The UK government will announce measures to tackle the so-called ‘Boriswave’ — a huge surge of migrants that landed on British shores in the last years of the former Conservative government — vindicating right-wing posters who worked to bring the matter to the public’s attention.

The UK Labour government’s Home Secretary Shabana Mahmood will announce on Monday a package of new measures on controlling immigration as her party battles to claw back support in the polls, which have shown a commanding lead for border-hawk Nigel Farage all year. According to the features mooted for the forthcoming trial in the British news on Friday for digestion over the weekend, the government intends to base its approach on Denmark’s successful and long-running reforms to make it less attractive to asylum seekers and less economically attractive for migration flows.

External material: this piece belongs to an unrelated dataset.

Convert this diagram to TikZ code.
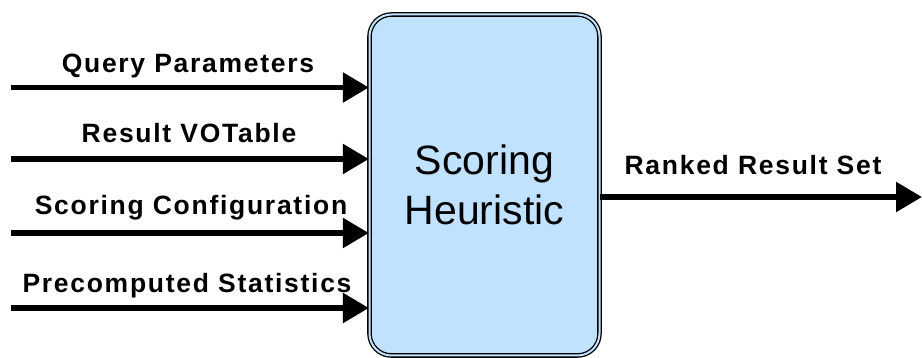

The Times claims the language forthcoming from the government will include speaking of migrants going “asylum shopping” in Europe, and choosing the UK because of the “excessive generosity and ease of remaining” in a country where, in practice, deportations very rarely happen. Indeed, even while asylum claims fall across Europe, Britain’s generous system sees claims continue to rise at home.

Following Friday’s soft launch, Mahmood herself added that she will implement “the most significant changes to our asylum system in modern times”.

Many of aspects of the Danish system would be difficult if not outright impossible to carry out in the current British political and legal environment — except perhaps by a daring and ideologically anti-mass migration government — yet the alleged intention to stop the ‘Boriswave’ migrants from getting Indefinite Leave to Remain (ILR) from as soon as January is both potentially doable and extremely urgent.

Under the purported plan, the time these migrants would need to spend in the UK before receiving ILR status — and with it a permanent right to be in the UK, access to enhanced welfare payments, and the conveyor belt towards eventual citizenship — would be doubled from five to ten years.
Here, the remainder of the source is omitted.